Laurent : On a pu se rendre à Leipzig, ville dont la réputation a un écho depuis quelques années dans les médias, notamment de musiques électroniques. Située à quelques centaines de kilomètres de Berlin, Leipzig propose de nombreuses friches industrielles et donc beaucoup d’espaces. Tandis qu’à Berlin, les loyers explosent et la scène est à maturité – même si ça reste toujours un terrain de jeu artistique incroyable. Les opportunités de création au regard de tous ces espaces que propose Leipzig prennent alors plus de sens pour les artistes.

Matthis : En ayant vécu plus d’un an à Berlin, je ressentais vraiment à l’époque, un mouvement de la part des allemands, vers Leipzig. Et puis, on était déjà en contact avec les organisateurs de Seanaps (festival à Leipzig). La connexion avec la ville s’est faite naturellement.

Laurent : Quant à Vilnius, il y a une grosse scène avec l’Opium Club, qui en est l’une des vitrines. La ville est relativement petite et les acteurs sont véritablement connectés les uns avec les autres. Une véritable solidarité s’en dégage, avec des acteurs comme Palanga Street Radio qui fera office de partenaire mais aussi Hao Dao, une récente webradio. La scène semble ultra-productive malgré sa petite taille.

Matthis : Énormément d’artistes que l’on suit sont basés à Vilnius, en checkant les « Premieres » sur soundcloud, on s’est rendu compte de l’impressionnante productivité artistique la ville. Des artistes comme Manfredas, Pletnev ou encore Zakmina représentent bien cette scène. D’autant plus que Vilnius se dévoile comme une scène particulièrement originale, proposant un style hybride que l’on n’a pas encore l’habitude d’écouter.
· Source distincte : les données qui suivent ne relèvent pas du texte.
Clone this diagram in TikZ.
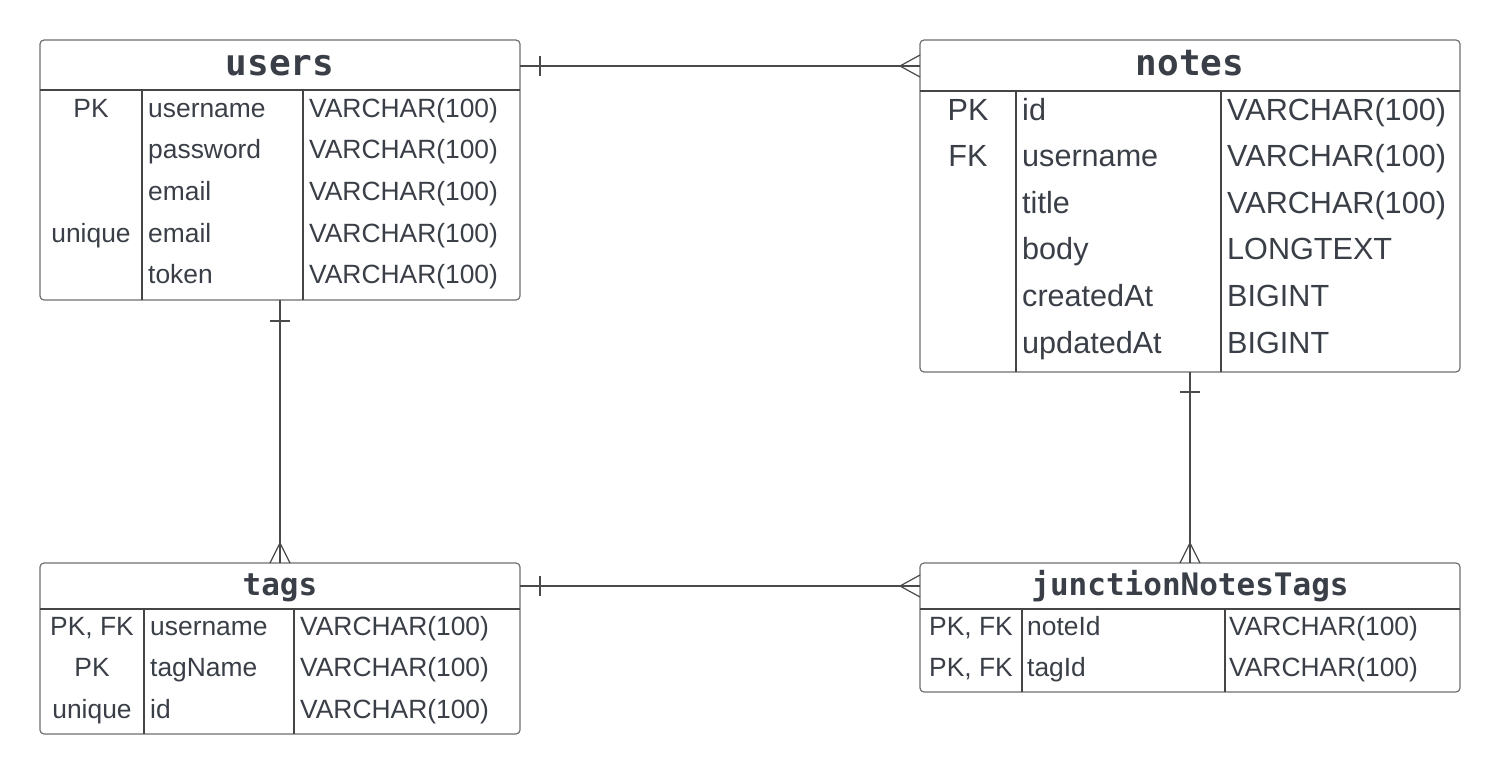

Qui sont les artistes invités lors de votre événement de lancement du 7 septembre ?

Laurent : Deux artistes de la scène de Tbilissi : Parna, booker du club Mtkvarze et Ninasupsa, très proche de Bassiani où elle joue régulièrement. Ce sont donc des artistes qui représentent bien, à notre avis, la scène de Tbilissi. Et puis, on organise un talk introductif, en direct, sur Ola Radio avec ces artistes afin de présenter cette scène. Enfin, l’autre aspect important du projet est bien entendu de mettre en valeur la scène bordelaise afin de connecter les scènes entre elles. On complète donc le line up avec des artistes locaux qui nous sont chers et qui naviguent sur les mêmes esthétiques. Seront à l’honneur Blumm et Yougo du collectif tplt ainsi que Birouette.

Matthis : On tenait vraiment à créer un événement pluridisciplinaire. C’est pourquoi il est primordial pour nous d’inviter des artistes musicaux bien évidemment, mais aussi, Vanupië, une photographe qui viendra exposer une série de photos prises lors de la manifestation suite à la fermeture Bassiani. Enfin, quelques mots sur Daji, la cheffe géorgienne qui proposera donc un menu « made in Georgia ». La nourriture géorgienne est telle qu’il était impensable pour nous de proposer cet évènement sans elle. Elle sera accompagnée par les locaux Gang of Food, habitués des événements culinaires et culturels bordelais.

Rendez-vous donc ce samedi 7 septembre pour la première édition de Scene City, de 14h30 à 00h. Un événement pluridisciplinaire, vous l’aurez compris, entre DJ sets, radio talk-shows, découverte culinaire géorgienne et expo photos.